La science du goût en 8 bouchées
LE GOÛT LES PAPILLES EN ÉVEIL
Sur le plan scientifique, le terme « goût » a une définition plus limitée que dans l’imaginaire collectif. C’est la signature chimique qu’on perçoit, grâce aux papilles gustatives et à leurs récepteurs spécialisés, quand on se bouche le nez !
Les goûts fondamentaux sont bien connus : le sucré, le salé, l’amer et l’acide, tous perceptibles, même si on souffre d’un vilain rhume. « Je trouve même qu’on les sent plus quand on est enrhumé; on dirait que c’est plus évident ! » dit la goûteuse professionnelle chez Cintech, Sophie Vincent.
Il y a aussi l’umami, découvert en 1908 par le chimiste japonais Kikunae Ikeda. Pour décrire cette saveur, on cite le goût d’un bouillon de boeuf, sans le côté salé, mais aussi le parmesan et l’oignon. « C’est un goût de profondeur, explique Christopher Laurent, un doctorant en anthropologie à l’Université de Montréal, qui consacre une partie de sa thèse au sujet. C’est un bon goût, réconfortant; d’ailleurs, signifie “goût délicieux” en japonais. Contrairement aux autres saveurs, ce n’est pas possible d’avoir trop d’umami. »
Il est provoqué par la présence de glutamate dans les aliments (d’ailleurs, le chimiste japonais en a breveté et commercialisé une version synthétique : le fameux glutamate monosodique, un exhausteur de goût). Au début des années 2000, des scientifiques ont découvert que le corps humain possède des récepteurs de goût spécifiques à l’umami qui, quelques années plus tard, a enfin décroché le titre de goût primaire.
Cela dit, le goût humain est peut-être plus complexe qu’on le croit. D’autres saveurs sont évoquées, notamment l’oleogustus, un nom chic pour parler d’une saveur de gras. En 2015, des chercheurs de l’université Purdue, aux États-Unis, ont démontré, grâce à deux expériences, que des participants au nez bouché détectent la saveur des acides gras de la même façon qu’ils perçoivent les autres goûts primaires. Étonnamment, ce goût, lorsque isolé, serait désagréable.
Des chercheurs de l’université de l’État d’Oregon ont jeté un nouveau pavé dans la mare, en 2016, en suggérant l’existence d’un goût lié aux féculents, une espèce de goût de riz ou de pâtes.

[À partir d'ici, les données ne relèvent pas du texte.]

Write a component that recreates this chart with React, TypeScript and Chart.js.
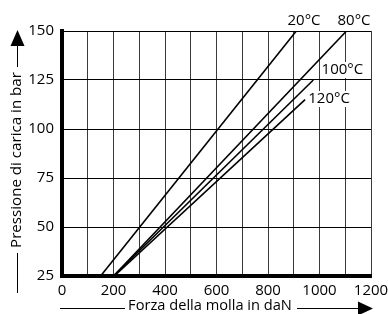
import React, { useEffect, useRef } from "react";
import { Chart, registerables } from "chart.js";

Chart.register(...registerables);

// Data
const seriesNames = ["20°C", "80°C", "100°C", "120°C"];
const force20 = [150, 910];
const pressure20 = [25, 150];
const force80 = [200, 1105];
const pressure80 = [25, 150];
const force100 = [200, 976];
const pressure100 = [25, 125];
const force120 = [203, 944];
const pressure120 = [25, 115];

// Label anchors (data coordinates)
const labelForce = [940, 1134, 1089, 1037];
const labelPressure = [155.1, 155.1, 130.1, 115.3];

const xTitle = "Forza della molla in daN";
const yTitle = "Pressione di carica in bar";

const FONT = "'Open Sans', sans-serif";
const FS = 15;

const toPoints = (xs: number[], ys: number[]) => xs.map((x, i) => ({ x, y: ys[i] }));

const fitFont = (ctx: CanvasRenderingContext2D, text: string, target: number) => {
  ctx.font = `${FS}px ${FONT}`;
  const w = ctx.measureText(text).width;
  const size = Math.min(17, Math.max(12, (FS * target) / w));
  ctx.font = `${size}px ${FONT}`;
};

const decorPlugin = {
  id: "decor",
  afterDraw(chart: any) {
    const ctx = chart.ctx;
    const xs = chart.scales.x;
    const ys = chart.scales.y;
    ctx.save();
    ctx.font = `${FS}px ${FONT}`;
    ctx.textAlign = "center";
    ctx.textBaseline = "middle";
    // series labels with white background
    seriesNames.forEach((name, i) => {
      const px = xs.getPixelForValue(labelForce[i]);
      const py = ys.getPixelForValue(labelPressure[i]);
      const w = ctx.measureText(name).width;
      ctx.fillStyle = "#fff";
      ctx.fillRect(px - w / 2 - 1, py - 8, w + 2, 16);
      ctx.fillStyle = "#000";
      ctx.fillText(name, px, py);
    });

    ctx.strokeStyle = "#000";
    ctx.fillStyle = "#000";
    ctx.lineWidth = 1;

    // x title with line and arrow
    fitFont(ctx, xTitle, 164);
    const xy = 306;
    ctx.fillText(xTitle, 210, xy);
    const ly = xy + 2.5;
    ctx.beginPath();
    ctx.moveTo(60, ly);
    ctx.lineTo(125, ly);
    ctx.moveTo(297, ly);
    ctx.lineTo(360, ly);
    ctx.stroke();
    ctx.beginPath();
    ctx.moveTo(358, ly - 7);
    ctx.lineTo(373, ly);
    ctx.lineTo(358, ly + 7);
    ctx.closePath();
    ctx.fill();

    // y title rotated
    fitFont(ctx, yTitle, 176);
    const yx = 17;
    const yc = 160;
    ctx.save();
    ctx.translate(yx, yc);
    ctx.rotate(-Math.PI / 2);
    ctx.fillText(yTitle, 0, 0);
    ctx.restore();
    const lx = yx + 0.5;
    ctx.beginPath();
    ctx.moveTo(lx, 253);
    ctx.lineTo(lx, 293);
    ctx.moveTo(lx, 67);
    ctx.lineTo(lx, 44);
    ctx.stroke();
    ctx.beginPath();
    ctx.moveTo(lx - 7, 46);
    ctx.lineTo(lx, 30);
    ctx.lineTo(lx + 7, 46);
    ctx.closePath();
    ctx.fill();
    ctx.restore();
  },
};

export default function App() {
  const ref = useRef<HTMLCanvasElement | null>(null);
  useEffect(() => {
    if (!ref.current) return;
    const mk = (xs: number[], ys: number[]) => ({
      data: toPoints(xs, ys),
      showLine: true,
      borderColor: "#000",
      borderWidth: 1.6,
      pointRadius: 0,
      fill: false,
    });
    const chart = new Chart(ref.current, {
      type: "scatter",
      data: {
        datasets: [
          { label: seriesNames[0], ...mk(force20, pressure20) },
          { label: seriesNames[1], ...mk(force80, pressure80) },
          { label: seriesNames[2], ...mk(force100, pressure100) },
          { label: seriesNames[3], ...mk(force120, pressure120) },
        ],
      },
      options: {
        animation: false,
        responsive: false,
        layout: { padding: { left: 0, right: 17, top: 31, bottom: 0 } },
        plugins: { legend: { display: false }, tooltip: { enabled: false } },
        scales: {
          x: {
            type: "linear",
            min: 0,
            max: 1200,
            afterFit: (s: any) => {
              s.height = 38;
              s.paddingLeft = 0;
              s.paddingRight = 0;
            },
            ticks: {
              stepSize: 100,
              autoSkip: false,
              maxRotation: 0,
              padding: 6,
              color: "#000",
              font: { family: FONT, size: FS },
              callback: (v: any) => (Number(v) % 200 === 0 ? String(v) : ""),
            },
            grid: { color: "#3a3a3a", lineWidth: 1, drawTicks: false },
            border: { display: true, color: "#000", width: 4 },
          },
          y: {
            type: "linear",
            min: 25,
            max: 150,
            afterFit: (s: any) => {
              s.width = 62;
              s.paddingTop = 0;
              s.paddingBottom = 0;
            },
            ticks: {
              stepSize: 25,
              padding: 8,
              color: "#000",
              font: { family: FONT, size: FS },
            },
            grid: { color: "#000", lineWidth: 1, drawTicks: false },
            border: { display: true, color: "#000", width: 4 },
          },
        },
      },
      plugins: [decorPlugin],
    });
    return () => chart.destroy();
  }, []);
  return (
    <div style={{ position: "fixed", left: 0, top: 0, width: 388, height: 314, background: "#fff" }}>
      <canvas ref={ref} width={388} height={314} />
    </div>
  );
}
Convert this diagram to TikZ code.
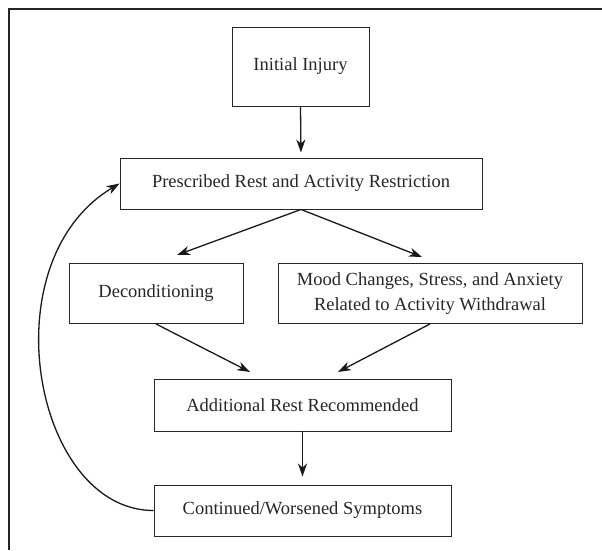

En existe-t-il d’autres ? Les chercheurs derrière l’oleogustus ont cerné le problème. « Malgré plus de deux millénaires de réflexion, il n’y a pas de consensus au sujet de ce qui constitue les caractéristiques d’un goût de base, et à savoir si le goût est limité à un petit échantillon de saveurs primaires », affirmaient-ils dans l’introduction de leur article paru dans Chemical Senses.